6. Describe the shape of the distribution. Does it look like a normal curve? What is the mean of this distribution? Is it very close to the population mean? If it’s off a bit, why? Compute the standard deviation of this empirical sampling distribution using the information about the standard deviation from the original population distribution. Do you get the same standard deviation as the computer program got?

Type

clt, samples(50000) n(20) dist(u) normal [repeat the process 50,000 times, draw 20 tickets at random with replacement, compute the sample average each time, plot the histogram of the 50,000 sample averages]

7. Describe the shape of the distribution. Does it look like a normal curve? What is the mean of this distribution? Is it very close to the population mean? If it’s off a bit, why? Compute the standard deviation of this empirical sampling distribution using the information about the standard deviation from the original population distribution. Do you get the same standard deviation as the computer program got?

Type

clt, samples(50000) n(100) dist(u) normal [repeat the process 50,000 times, draw 100 tickets at random with replacement, compute the sample average each time, plot the histogram of the 50,000 sample averages]

9. Describe the shape of the distribution. Does it look like a normal curve? What is the mean of this distribution? Is it very close to the population mean? If it’s off a bit, why? Compute the standard deviation of this distribution using the information about the standard deviation from the original population distribution. Do you get the same standard deviation as the computer program got?

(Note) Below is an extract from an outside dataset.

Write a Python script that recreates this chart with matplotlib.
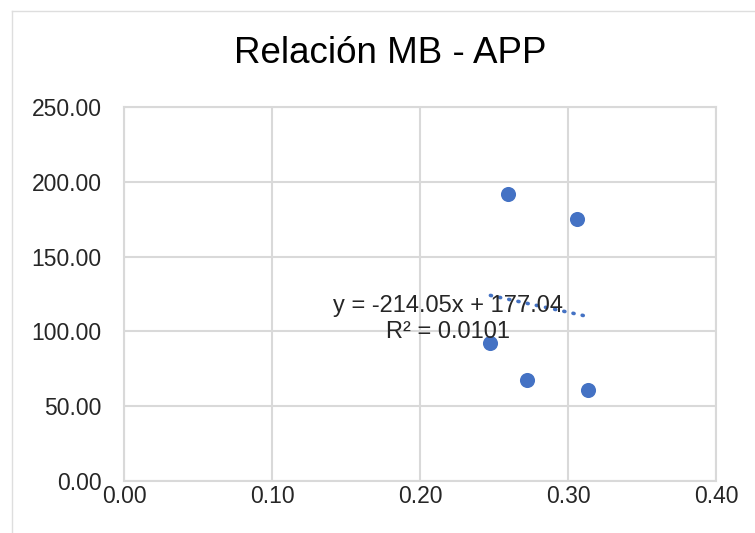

10. At what sample size did the sampling distribution of sample means look like the normal curve?

11. Please describe:

a) how this lab illustrates the central limit theorem

b) the conclusion that you draw about the value of the population mean and the mean of the sampling distribution of sample averages.

__Activity 2:__

We will be using the thatch ant dataset in this lab. We will assume that the 1199 ants in this
dataset constitute the entire population of thatch ants, with unknown
population mean m_{X
}and unknown population standard deviation s_{X}. Your goal will be to construct confidence
intervals for the population mean mass of the thatch ants (m_{X})from
simple random samples.

12. What is the population parameter in words?

Repeat the following instructions 10-15 times.

A. Type

use http://www.stat.ucla.edu/projects/datasets/thatch-ant.dta

sample 1 [SRS of 1% of the dataset]

summarize mass [get sample average and sample SD of the variable “mass”]

clear

B. Record the sample average, sample SD, and sample size.

13. For each repetition, compute the 68% CI and 95% CI for the population mean mass. Discuss with your classmates how to do this.

14. Which interval provides a bigger range of values for the population mean: the 68% CI or the 95% CI?

15. Imagine that you conducted a single study and obtained the very first sample average that you observed above. Please provide an interpretation of the 68% and 95% CI that you constructed for the population mean mass. Do you find these intervals informative for getting a handle on the value of the population mean mass?

When everyone is finished with #2 above, your TA will tell you the value of the population mean mass.

16. Count up the number of your 68% CIs that cover the population mean mass and number of 68% CIs that do not cover the population mean mass. Do the same thing for the 95% CIs. Tally up this information everyone in the lab. Collectively, you should have about 100 68% CIs and 100 95% CIs. What percentage of the 68% CIs covered the population mean mass? What percentage of the 95% CIs covered the population mean mass?

17. How would the CIs change if you increased the sample size?